Monitoring Desk
ISLAMABAD: Depriving girls and young women from attending classrooms in war-torn Afghanistan could wipe out huge gains the country achieved in education and create a ‘lost generation’, UNESCO (UN Educational, Scientific and Cultural Organization) has warned.
The Paris-based UNESCO on Thursday announced that the organization was dedicating the International Day of Education on January 24, to Afghan women and girls.
UNESCO’s Director-General Audrey Azoulay, said, via a statement, that no country in the world should bar women and girls from getting an education and the essence of education being a universal human right must be respected.
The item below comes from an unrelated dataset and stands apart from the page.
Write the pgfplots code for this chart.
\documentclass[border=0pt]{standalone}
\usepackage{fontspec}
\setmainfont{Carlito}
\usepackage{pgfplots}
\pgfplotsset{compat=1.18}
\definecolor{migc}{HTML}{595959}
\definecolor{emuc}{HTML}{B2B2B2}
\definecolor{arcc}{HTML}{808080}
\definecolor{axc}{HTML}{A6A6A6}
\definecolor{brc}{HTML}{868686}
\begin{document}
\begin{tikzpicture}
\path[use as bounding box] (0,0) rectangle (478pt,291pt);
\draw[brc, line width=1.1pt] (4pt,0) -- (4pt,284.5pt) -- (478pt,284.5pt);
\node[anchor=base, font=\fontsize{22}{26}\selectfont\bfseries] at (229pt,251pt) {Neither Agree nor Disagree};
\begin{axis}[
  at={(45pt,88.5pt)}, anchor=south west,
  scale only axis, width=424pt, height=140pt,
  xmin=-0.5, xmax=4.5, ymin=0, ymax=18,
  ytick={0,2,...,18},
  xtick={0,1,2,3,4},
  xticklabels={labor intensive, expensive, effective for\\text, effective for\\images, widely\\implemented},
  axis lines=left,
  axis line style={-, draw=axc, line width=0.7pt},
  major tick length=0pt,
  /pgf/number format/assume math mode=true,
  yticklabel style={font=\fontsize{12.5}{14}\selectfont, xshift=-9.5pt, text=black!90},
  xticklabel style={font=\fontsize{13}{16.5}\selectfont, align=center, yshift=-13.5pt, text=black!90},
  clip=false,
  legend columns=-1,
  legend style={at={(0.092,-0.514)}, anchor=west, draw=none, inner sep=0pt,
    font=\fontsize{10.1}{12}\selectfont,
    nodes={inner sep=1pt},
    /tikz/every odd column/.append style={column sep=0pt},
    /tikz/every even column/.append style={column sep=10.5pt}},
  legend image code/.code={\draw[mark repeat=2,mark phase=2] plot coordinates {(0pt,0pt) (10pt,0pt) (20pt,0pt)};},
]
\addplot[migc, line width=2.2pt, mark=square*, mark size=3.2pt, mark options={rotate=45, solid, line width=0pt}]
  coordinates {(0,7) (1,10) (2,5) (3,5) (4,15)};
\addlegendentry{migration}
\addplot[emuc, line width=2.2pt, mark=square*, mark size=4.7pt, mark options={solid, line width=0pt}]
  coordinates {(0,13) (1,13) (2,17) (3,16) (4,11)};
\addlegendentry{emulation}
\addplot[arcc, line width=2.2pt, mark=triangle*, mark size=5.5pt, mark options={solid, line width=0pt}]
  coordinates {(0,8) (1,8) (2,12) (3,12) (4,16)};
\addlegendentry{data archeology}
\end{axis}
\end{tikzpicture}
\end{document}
She added that the international community has the responsibility to ensure restoration of the basic rights of Afghan females are restored without delay and this anti-education war against women must be stopped.
Last month, the Taliban government in Afghanistan banned female students from universities.
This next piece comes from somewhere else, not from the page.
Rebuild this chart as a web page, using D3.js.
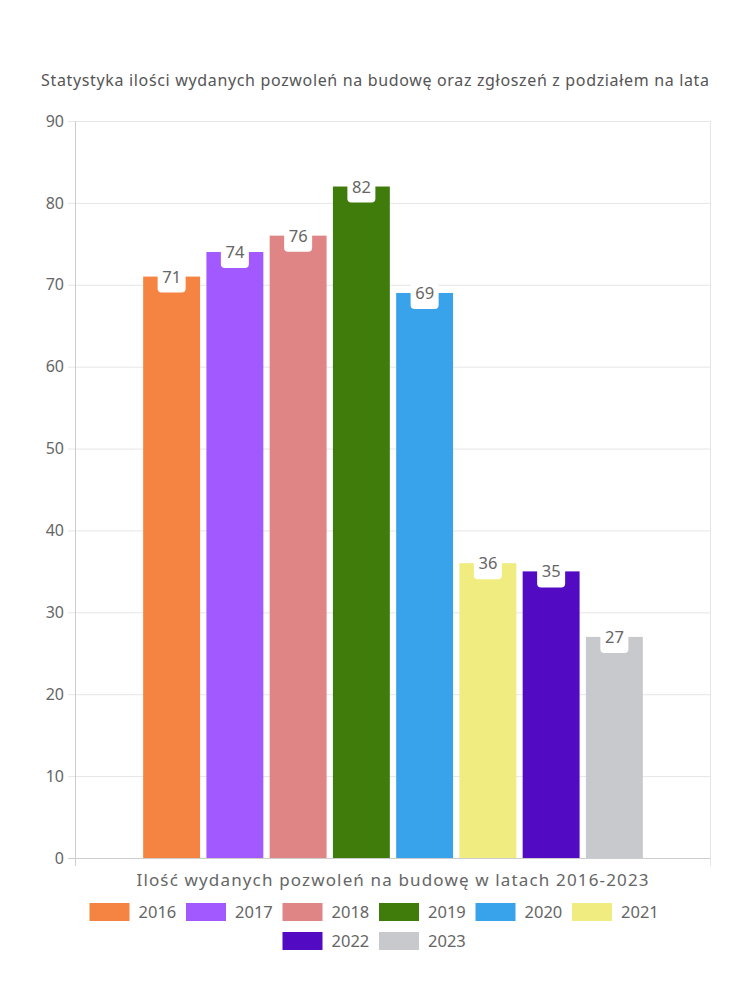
<!DOCTYPE html>
<html><head><meta charset="utf-8">
<script src="https://cdn.jsdelivr.net/npm/d3@7"></script>
<style>body{margin:0;background:#fff}svg{display:block}text{font-family:"Noto Sans",sans-serif}</style>
</head><body><svg id="c" width="750" height="1000"></svg>
<script>
const years = ["2016","2017","2018","2019","2020","2021","2022","2023"];
const values = [71,74,76,82,69,36,35,27];
const colors = ["#f58442","#a259ff","#e08585","#3f7c0c","#38a3eb","#f0ec7f","#520ac2","#c8c9cc"];
const yTicks = [0,10,20,30,40,50,60,70,80,90];
const title = "Statystyka ilości wydanych pozwoleń na budowę oraz zgłoszeń z podziałem na lata";
const xTitle = "Ilość wydanych pozwoleń na budowę w latach 2016-2023";

const svg = d3.select("#c");
const L = 75, R = 710, T = 121, B = 858;
const y = d3.scaleLinear().domain([0,90]).range([B,T]);
const x = d3.scaleBand().domain(years).range([140, 646]).paddingInner(0.1).paddingOuter(0.05);

svg.append("text").attr("x",375).attr("y",86).attr("text-anchor","middle")
  .attr("font-size",16).attr("fill","#555").attr("textLength",668).attr("lengthAdjust","spacing").text(title);

// grid
const g = svg.append("g");
g.selectAll("line.h").data(yTicks).join("line").attr("class","h")
  .attr("x1",L-7).attr("x2",R).attr("y1",d=>y(d)+0.5).attr("y2",d=>y(d)+0.5)
  .attr("stroke",d=>d===0?"#ccc":"#e6e6e6");
g.append("line").attr("x1",L+0.5).attr("x2",L+0.5).attr("y1",T).attr("y2",B+8).attr("stroke","#ccc");
g.append("line").attr("x1",R+0.5).attr("x2",R+0.5).attr("y1",T).attr("y2",B+8).attr("stroke","#e6e6e6");

// y axis labels
const yAxis = d3.axisLeft(y).tickValues(yTicks).tickSize(0).tickPadding(0);
const ya = svg.append("g").attr("transform",`translate(${L-11},0)`).call(yAxis);
ya.select(".domain").remove();
ya.selectAll("text").attr("font-size",16).attr("fill","#666").attr("font-family","Noto Sans, sans-serif");

// bars
svg.selectAll("rect.bar").data(values).join("rect").attr("class","bar")
  .attr("x",(d,i)=>x(years[i])).attr("width",x.bandwidth())
  .attr("y",d=>y(d)).attr("height",d=>B-y(d)).attr("fill",(d,i)=>colors[i]);

// data labels
const lab = svg.selectAll("g.lab").data(values).join("g").attr("class","lab")
  .attr("transform",(d,i)=>`translate(${x(years[i])+x.bandwidth()/2},${y(d)})`);
lab.append("rect").attr("x",-14).attr("y",-14).attr("width",28).attr("height",30).attr("rx",4).attr("fill","#fff");
lab.append("text").attr("y",6).attr("text-anchor","middle").attr("font-size",16.5).attr("fill","#666").text(d=>d);

// x title
svg.append("text").attr("x",(L+R)/2).attr("y",886).attr("text-anchor","middle")
  .attr("font-size",17).attr("fill","#666").attr("textLength",512).attr("lengthAdjust","spacing").text(xTitle);

// legend
const rows = [years.slice(0,6), years.slice(6)];
const itemW = 96.5;
rows.forEach((row,ri)=>{
  const total = row.length*itemW - 10;
  const start = 375 - total/2 - 1;
  const gy = 903 + ri*29;
  row.forEach((yr,j)=>{
    const i = years.indexOf(yr);
    const gx = start + j*itemW;
    svg.append("rect").attr("x",gx).attr("y",gy).attr("width",40).attr("height",18).attr("fill",colors[i]);
    svg.append("text").attr("x",gx+49).attr("y",gy+15).attr("font-size",16.5).attr("fill","#666").text(yr);
  });
});
</script></body></html>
This followed an earlier directive barring girls from attending secondary school, obviously in supervision of the fundamentalists, who ruled in the late 1990s up to 2001, and subsequently regained power in August 2021, sweeping back into the capital, Kabul.
UNESCO on Girls Education
Earlier this week, UNESCO maintained in a separate statement that due to the recent developments in Afghanistan, the country risked a lost generation as educated women were essential for its future development.
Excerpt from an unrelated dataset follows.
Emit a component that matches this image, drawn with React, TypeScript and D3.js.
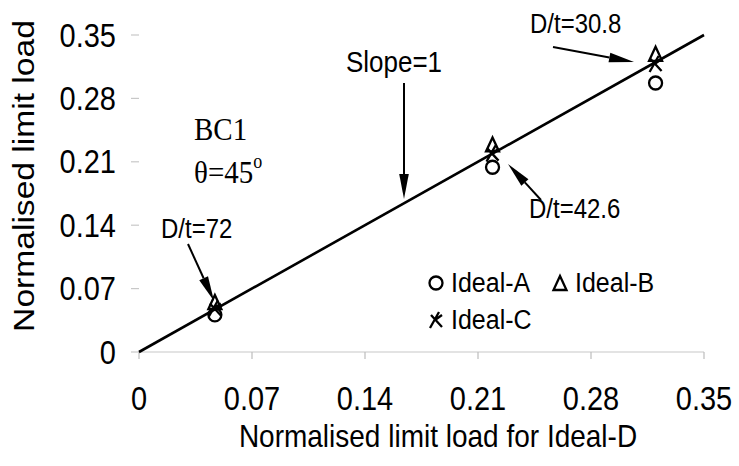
import React from "react";
import * as d3 from "d3";

// Normalised limit load of Ideal-D (x) and the other imperfection shapes (y)
const idealD = [0.047, 0.219, 0.32];
const idealA = [0.041, 0.204, 0.297];
const idealB = [0.053, 0.227, 0.327];
const idealC = [0.048, 0.219, 0.318];
const tickValues = [0, 0.07, 0.14, 0.21, 0.28, 0.35];
const tickLabels = ["0", "0.07", "0.14", "0.21", "0.28", "0.35"];
const slopeLine = [0, 0.35];

const W = 739;
const H = 466;
const SANS = "'Liberation Sans', Arial, sans-serif";
const SERIF = "'Liberation Serif', 'Times New Roman', serif";
const STRETCH = 1.12;

const x = d3.scaleLinear().domain([0, 0.35]).range([139, 704]);
const y = d3.scaleLinear().domain([0, 0.35]).range([352, 35]);

// Text drawn with the slightly tall glyph proportions of the figure
function T({
  x: tx,
  y: ty,
  size,
  anchor = "start",
  family = SANS,
  vertical = false,
  children,
}: {
  x: number;
  y: number;
  size: number;
  anchor?: string;
  family?: string;
  vertical?: boolean;
  children: React.ReactNode;
}) {
  const tf = vertical
    ? `translate(${tx},${ty}) rotate(-90) scale(${STRETCH},1)`
    : `translate(${tx},${ty}) scale(1,${STRETCH})`;
  return (
    <text transform={tf} textAnchor={anchor} fontFamily={family} fontSize={size} fill="#000">
      {children}
    </text>
  );
}

function Arrow({ x1, y1, x2, y2 }: { x1: number; y1: number; x2: number; y2: number }) {
  const ang = Math.atan2(y2 - y1, x2 - x1);
  const len = 25;
  const half = 4.8;
  const bx = x2 - len * Math.cos(ang);
  const by = y2 - len * Math.sin(ang);
  const px = -Math.sin(ang) * half;
  const py = Math.cos(ang) * half;
  return (
    <g>
      <line x1={x1} y1={y1} x2={bx} y2={by} stroke="#000" strokeWidth={2} />
      <path d={`M${x2},${y2}L${bx + px},${by + py}L${bx - px},${by - py}Z`} fill="#000" />
    </g>
  );
}

const circleMark = (cx: number, cy: number) => (
  <circle cx={cx} cy={cy} r={6.5} fill="none" stroke="#000" strokeWidth={2.3} />
);
const triangleMark = (cx: number, cy: number) => (
  <path
    d={`M${cx},${cy - 9}L${cx + 6.5},${cy + 5}L${cx - 6.5},${cy + 5}Z`}
    fill="none"
    stroke="#000"
    strokeWidth={2.3}
  />
);
const starMark = (cx: number, cy: number) => (
  <path
    d={`M${cx - 6},${cy + 8}L${cx + 3},${cy - 8}M${cx - 5},${cy - 5}L${cx + 6},${cy + 7}M${cx - 1},${cy}L${cx + 6},${cy - 5}`}
    fill="none"
    stroke="#000"
    strokeWidth={2.3}
  />
);

export default function App() {
  const line = d3
    .line<number>()
    .x((d) => x(d))
    .y((d) => y(d));

  return (
    <svg width={W} height={H} style={{ display: "block", position: "absolute", left: 0, top: 0, background: "#fff" }}>
      <rect width={W} height={H} fill="#fff" />

      {/* axes */}
      <line x1={x(0)} x2={x(0.35)} y1={y(0)} y2={y(0)} stroke="#c8c8c8" strokeWidth={1.2} />
      {tickValues.map((t, i) => (
        <g key={"xt" + i}>
          <line x1={x(t)} x2={x(t)} y1={y(0)} y2={y(0) + 7} stroke="#bdbdbd" strokeWidth={1.2} />
          <T x={x(t)} y={410} size={29} anchor="middle">
            {tickLabels[i]}
          </T>
        </g>
      ))}
      {tickValues.map((t, i) => (
        <g key={"yt" + i}>
          <line x1={x(0) - 8} x2={x(0)} y1={y(t)} y2={y(t)} stroke="#c8c8c8" strokeWidth={1.2} />
          <T x={116} y={y(t) + 11.5} size={29} anchor="end">
            {tickLabels[i]}
          </T>
        </g>
      ))}

      <T x={438} y={447} size={28} anchor="middle">
        Normalised limit load for Ideal-D
      </T>
      <T x={34} y={176} size={30} anchor="middle" vertical>
        Normalised limit load
      </T>

      {/* slope = 1 reference line */}
      <path d={line(slopeLine) || ""} fill="none" stroke="#000" strokeWidth={2.6} />

      {/* data markers */}
      {idealD.map((d, i) => (
        <g key={"a" + i}>{circleMark(x(d), y(idealA[i]))}</g>
      ))}
      {idealD.map((d, i) => (
        <g key={"b" + i}>{triangleMark(x(d), y(idealB[i]))}</g>
      ))}
      {idealD.map((d, i) => (
        <g key={"c" + i}>{starMark(x(d), y(idealC[i]))}</g>
      ))}

      {/* annotations */}
      <T x={394} y={72} size={26} anchor="middle">
        Slope=1
      </T>
      <Arrow x1={404} y1={83} x2={404} y2={199} />

      <T x={530} y={33} size={24}>
        D/t=30.8
      </T>
      <Arrow x1={553} y1={47} x2={634} y2={62} />

      <T x={529} y={218} size={24}>
        D/t=42.6
      </T>
      <Arrow x1={541} y1={200} x2={508} y2={164} />

      <T x={161} y={238} size={24}>
        D/t=72
      </T>
      <Arrow x1={188} y1={244} x2={214} y2={301} />

      <T x={194} y={140} size={29} family={SERIF}>
        BC1
      </T>
      <T x={194} y={183} size={29} family={SERIF}>
        θ=45
        <tspan fontSize={18} dy={-13}>o</tspan>
      </T>

      {/* legend */}
      {circleMark(436, 283)}
      <T x={451} y={292} size={25}>
        Ideal-A
      </T>
      {triangleMark(560, 285)}
      <T x={575} y={292} size={25}>
        Ideal-B
      </T>
      {starMark(436, 320)}
      <T x={451} y={329} size={25}>
        Ideal-C
      </T>
    </svg>
  );
}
“Afghanistan or any other country, cannot improve if half of its population is deprived of getting the education and now allowed to participate in public life.”
From 2001 to 2018, Afghanistan witnessed a tenfold boost in enrollment across all education levels, from roughly one million to 10 million students, as reported by UNESCO.
The number of girls in primary school shoot up from almost zero to 2.5 million. Till August 2021, they accounted for four out of 10 primary school students.
Meanwhile, women’s attendance in higher education also enhanced almost 20 times, from 5,000 students in 2001 to over 100,000 two decades later.
At present, 80 percent of school-aged Afghan females, 2.5 million, are out of school. The said order being announced in December suspending university education for women affects more than 100,000 attending government and private institutions.
UNESCO is calling for prompt and non-negotiable access to the right to education and a speedy return to school for all girls and young women in war-affected Afghanistan.
During the past two decades, UNESCO has assisted the Afghan education system, including supervising a literacy program that covered over 600,000 young people and adults, with having 60 percent representation of women.
After the Taliban takeover of the capital, it has shifted activities to ensure uninterrupted education facilities through community-based literacy and skills development classes for more than 25,000 young people and adults in almost 20 provinces.